木曜日は麒麟の日だった。麒麟ビールを飲む日ではない。土曜日の再放送に合わせて「麒麟がくる」のイラストレビューを書いていて、木曜日中に書くことに決めていた。コロナ禍によって先週から放送が休止になって最後に書いたのは先週の木曜日。今日はなんかプレッシャーがないなあと思ったら描かなくていいからだ。あんな絵でも、いやあんな絵だからか、毎週、描けるかな、描けなかったらどうしようと思って、時間を多めにとっていた。文章ならこれくらいの時間があれば最低限のレベルのものは書けるというなんとなくの体感があるのだが、絵にはない。昔一応、プロとして絵を描いていたときは、そういう体感はあっただろうか。もう覚えてない。なかった気がする。ただただ描いていた気がする。描きあげるときまで。しっくり来るときまで。たとえば、12時が締め切りだとして、一回、何度も何度もやり直して、12時過ぎそうになって、文章みたいにえいや!と書くことができず、途方にくれたことがあったので、もうこわくてこわくて、ほかのことは絶対やらずに木曜はきりんの日にしていた。絵をだいたい描いてからじゃないと文が書けなかった。それがなくなったはじめての日。ものすごく気楽だ。今日はiPadで配信演劇を見ようと思ったら見れなくてスマホでしか見れなくて、ああもうiPad当分充電しなくなりそうと残念に思いながら「お休み」と言うようにそっと画面を伏せた。そんなふうに取り掛かる前のプレッシャーはきつかったが、描き始めると、無心になれてそれはそれで良くて。文章の脳と明らかに違うところが動いている。文章は小さな点に集中していく感じで、絵は拡散していく感じなのだ。

文もほんとは拡散していくものが書きたい。

あと一週間で朝ドラも休止になってレビューも休止。これは絵はないが今期は朝見て、できるだけ昼の再放送までに原稿を書き上げることを強いていたので、これまた、結構、プレッシャーだった。繰り返すが、文章ならこれくらいの時間があれば最低限のレベルのものは書けるというなんとなくの体感があるのだが、場合によってはやっぱりもうちょっと時間をかけたいと思うこともあるし、なかなか書き出せないこともある。また、コロナ禍中は取材もないからへんに時間があって、もっと時間をかけて書きたいというときもある。にもかかわらず午前中に終わらせないといけない。ただ、そのほうが昼間時間ができて良いようにも思う。そんな朝ドラレビューもしばしない。右肩も左肩も重荷がなくなったとき、私はどうなるんだろう。ただただぼんやりしてしまいそう。1ヶ月ぼーっ。1ヶ月掃除。それから動きたい。つまり3ヶ月休止にならないかな。1ヶ月じゃ短すぎる。麒麟は8月半ば? 下旬?という噂なので、2ヶ月くらいかな。4月から6月の自粛期間とだいたい同じ感覚か。2ヶ月って意外とあっという間だったから、3ヶ月ほしいなあ。

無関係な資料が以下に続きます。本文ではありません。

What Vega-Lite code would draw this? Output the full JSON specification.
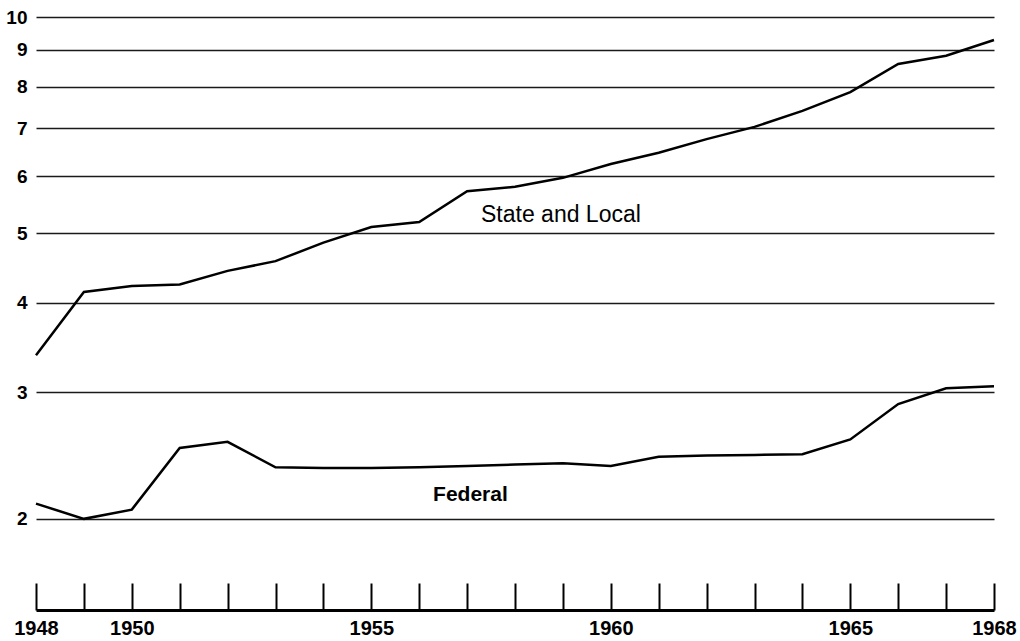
{
  "$schema": "https://vega.github.io/schema/vega-lite/v6.json",
  "width": 958,
  "height": 593,
  "autosize": {"type": "none"},
  "padding": {"left": 36, "top": 17, "right": 26, "bottom": 31},
  "background": "white",
  "config": {"view": {"stroke": null}},
  "datasets": {
    "series": [
      {"year": 1948, "series": "State and Local", "value": 3.38},
      {"year": 1949, "series": "State and Local", "value": 4.14},
      {"year": 1950, "series": "State and Local", "value": 4.22},
      {"year": 1951, "series": "State and Local", "value": 4.24},
      {"year": 1952, "series": "State and Local", "value": 4.43},
      {"year": 1953, "series": "State and Local", "value": 4.57},
      {"year": 1954, "series": "State and Local", "value": 4.85},
      {"year": 1955, "series": "State and Local", "value": 5.10},
      {"year": 1956, "series": "State and Local", "value": 5.18},
      {"year": 1957, "series": "State and Local", "value": 5.72},
      {"year": 1958, "series": "State and Local", "value": 5.80},
      {"year": 1959, "series": "State and Local", "value": 5.97},
      {"year": 1960, "series": "State and Local", "value": 6.24},
      {"year": 1961, "series": "State and Local", "value": 6.47},
      {"year": 1962, "series": "State and Local", "value": 6.76},
      {"year": 1963, "series": "State and Local", "value": 7.03},
      {"year": 1964, "series": "State and Local", "value": 7.40},
      {"year": 1965, "series": "State and Local", "value": 7.86},
      {"year": 1966, "series": "State and Local", "value": 8.60},
      {"year": 1967, "series": "State and Local", "value": 8.83},
      {"year": 1968, "series": "State and Local", "value": 9.29},
      {"year": 1948, "series": "Federal", "value": 2.10},
      {"year": 1949, "series": "Federal", "value": 2.00},
      {"year": 1950, "series": "Federal", "value": 2.06},
      {"year": 1951, "series": "Federal", "value": 2.51},
      {"year": 1952, "series": "Federal", "value": 2.56},
      {"year": 1953, "series": "Federal", "value": 2.36},
      {"year": 1954, "series": "Federal", "value": 2.355},
      {"year": 1955, "series": "Federal", "value": 2.355},
      {"year": 1956, "series": "Federal", "value": 2.36},
      {"year": 1957, "series": "Federal", "value": 2.37},
      {"year": 1958, "series": "Federal", "value": 2.38},
      {"year": 1959, "series": "Federal", "value": 2.39},
      {"year": 1960, "series": "Federal", "value": 2.37},
      {"year": 1961, "series": "Federal", "value": 2.44},
      {"year": 1962, "series": "Federal", "value": 2.45},
      {"year": 1963, "series": "Federal", "value": 2.455},
      {"year": 1964, "series": "Federal", "value": 2.46},
      {"year": 1965, "series": "Federal", "value": 2.58},
      {"year": 1966, "series": "Federal", "value": 2.89},
      {"year": 1967, "series": "Federal", "value": 3.04},
      {"year": 1968, "series": "Federal", "value": 3.06}
    ],
    "labels": [
      {"year": 1957.29, "value": 5.3, "label": "State and Local"},
      {"year": 1956.29, "value": 2.16, "label": "Federal"}
    ]
  },
  "layer": [
    {
      "data": {"name": "series"},
      "mark": {"type": "line", "color": "black", "strokeWidth": 2.5},
      "encoding": {
        "x": {
          "field": "year", "type": "quantitative",
          "scale": {"domain": [1948, 1968], "nice": false, "zero": false},
          "axis": {
            "title": null,
            "values": [1948,1949,1950,1951,1952,1953,1954,1955,1956,1957,1958,1959,1960,1961,1962,1963,1964,1965,1966,1967,1968],
            "labelExpr": "indexof([1948,1950,1955,1960,1965,1968], datum.value) >= 0 ? datum.value + '' : ''",
            "grid": false,
            "tickSize": -27,
            "tickWidth": 2,
            "tickColor": "black",
            "domainColor": "black",
            "domainWidth": 3,
            "labelFont": "Liberation Sans",
            "labelFontWeight": "bold",
            "labelFontSize": 20,
            "labelColor": "black",
            "labelPadding": 35,
            "labelAlign": "center",
            "labelFlush": false,
            "labelOverlap": false
          }
        },
        "y": {
          "field": "value", "type": "quantitative",
          "scale": {"type": "log", "domain": [1.493, 10], "nice": false, "zero": false},
          "axis": {
            "title": null,
            "values": [2,3,4,5,6,7,8,9,10],
            "format": "d",
            "grid": true,
            "gridColor": "#1a1a1a",
            "gridWidth": 1.5,
            "gridOpacity": 1,
            "domain": false,
            "ticks": false,
            "labelFont": "Liberation Sans",
            "labelFontWeight": "bold",
            "labelFontSize": 19,
            "labelColor": "black",
            "labelPadding": 9
          }
        },
        "detail": {"field": "series"}
      }
    },
    {
      "data": {"name": "labels"},
      "transform": [{"filter": "datum.label == 'State and Local'"}],
      "mark": {"type": "text", "align": "left", "baseline": "middle", "font": "Liberation Sans", "fontSize": 23, "color": "black"},
      "encoding": {
        "x": {"field": "year", "type": "quantitative"},
        "y": {"field": "value", "type": "quantitative"},
        "text": {"field": "label"}
      }
    },
    {
      "data": {"name": "labels"},
      "transform": [{"filter": "datum.label == 'Federal'"}],
      "mark": {"type": "text", "align": "left", "baseline": "middle", "font": "Liberation Sans", "fontSize": 21, "fontWeight": "bold", "color": "black"},
      "encoding": {
        "x": {"field": "year", "type": "quantitative"},
        "y": {"field": "value", "type": "quantitative"},
        "text": {"field": "label"}
      }
    }
  ]
}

どのみち、休みっていっても完全休みではない。止まっていたレギュラー仕事が再開しはじめ、麒麟は来ないが仕事はちょいちょい来る。

写真は先日インタビュー仕事で立てられていたアクリル板。編集さんがせっせと除菌シートで拭いていた。不思議な光景だなあ。エアコンつけつつドア開けて換気しているから見本誌が湿気ってた。梅雨まっさかり。

インタビューもほんとうは拡散していくものがしたい。